Im Vergleich zum bisherigen Verständnis lässt der BGH § 15 Abs. 3 TMG demnach nun ein gänzlich anderes Verständnis zukommen. Der BGH meint, dass diese richtlinienkonforme Auslegung mit dem Wortlaut von § 15 Abs. 3 S. 1 TMG „noch vereinbar“ sei. Da § 15 Abs. 3 S. 1 TMG eine Umsetzung der Richtlinie 2002/58/EG darstelle und somit gemäß Art. 95 DSGVO der DSGVO vorgehe, habe sich die Rechtslage seit Einführung der DSGVO nicht geändert. § 15 Abs. 3 S. 1 TMG gelte in seiner richtlinienkonformen Auslegung weiterhin.

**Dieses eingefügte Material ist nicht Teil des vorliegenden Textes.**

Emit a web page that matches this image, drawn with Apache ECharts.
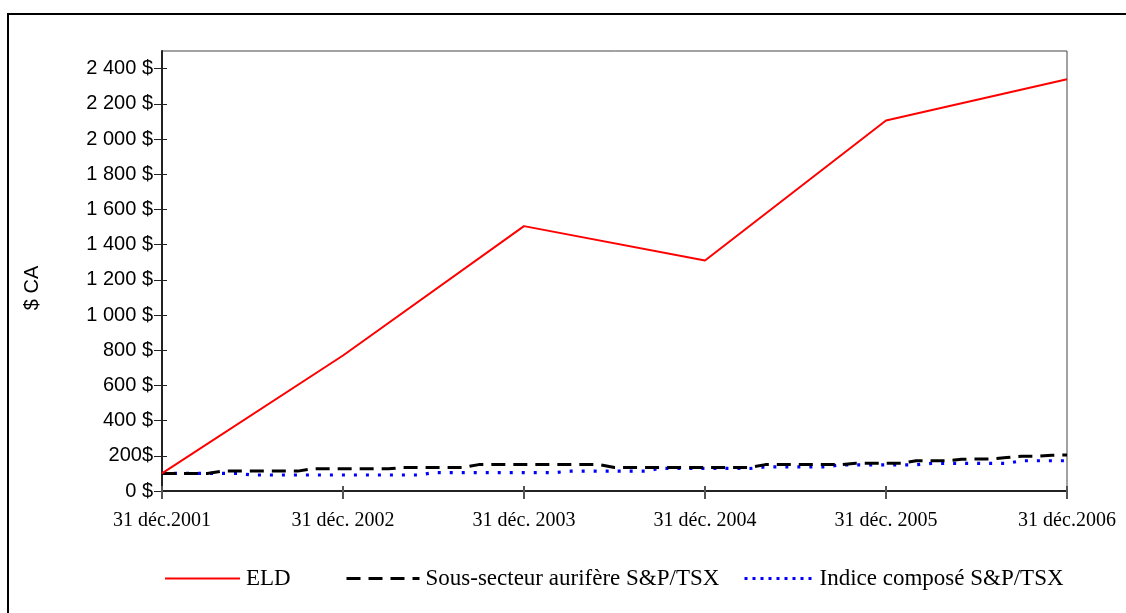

Jedenfalls in Bezug auf Cookies, die der Werbung, der Marktforschung oder der bedarfsgerechten Gestaltung der Website dienen (vgl. § 15 Abs. 3 S. 1 TMG), reichen voreingestellte Ankreuzfelder damit nicht aus. In der vom BGH zum Urteil vom 28. Mai 2020 bisher veröffentlichten Pressemitteilung findet sich zwar kein Hinweis darauf, ob der BGH diese Rechtsprechung auch auf weitere – konkret: technisch notwendige – Cookies zu erstrecken gedenkt. Unter Berücksichtigung des Umstands, dass sich auch das Urteil des EuGHs vom 1. Oktober 2019 lediglich zu technisch nicht notwendigen Cookies verhielt, wäre diese Erweiterung jedoch eher fernliegend.

Fazit

Wie bereits weitläufig bekannt ist, sind voreingestellte Ankreuzfelder bei technisch nicht notwendigen Cookies datenschutzrechtlich nicht ausreichend. Es fehlt bei der „Opt-Out“-Möglichkeit an einer wirksamen Einwilligung. Nach dem Urteil des BGH vom 28. Mai 2020 ist bei der Ausgestaltung von Einverständniserklärungen für telefonische Werbung zudem besonders darauf zu achten, dass die Einwilligung einen konkreten und bestimmten Bezug hat. Ob der BGH in seinem Urteil vom 28. Mai 2020 zudem zu berücksichtigen hatte, dass eine Teilnahme an dem Gewinnspiel der Planet49 GmbH nur möglich war, wenn mindestens eines der Ankreuzfelder mit einem Häkchen versehen war, ist der bisher veröffentlichten Pressemitteilung nicht zu entnehmen. Im EU-Gesetzgebungsverfahren zur ePrivacy-Verordnung wird aber diskutiert, ob eine Verknüpfung von einem Angebot und der Einholung einer (datenschutzrechtlichen) Einwilligung zulässig sein soll.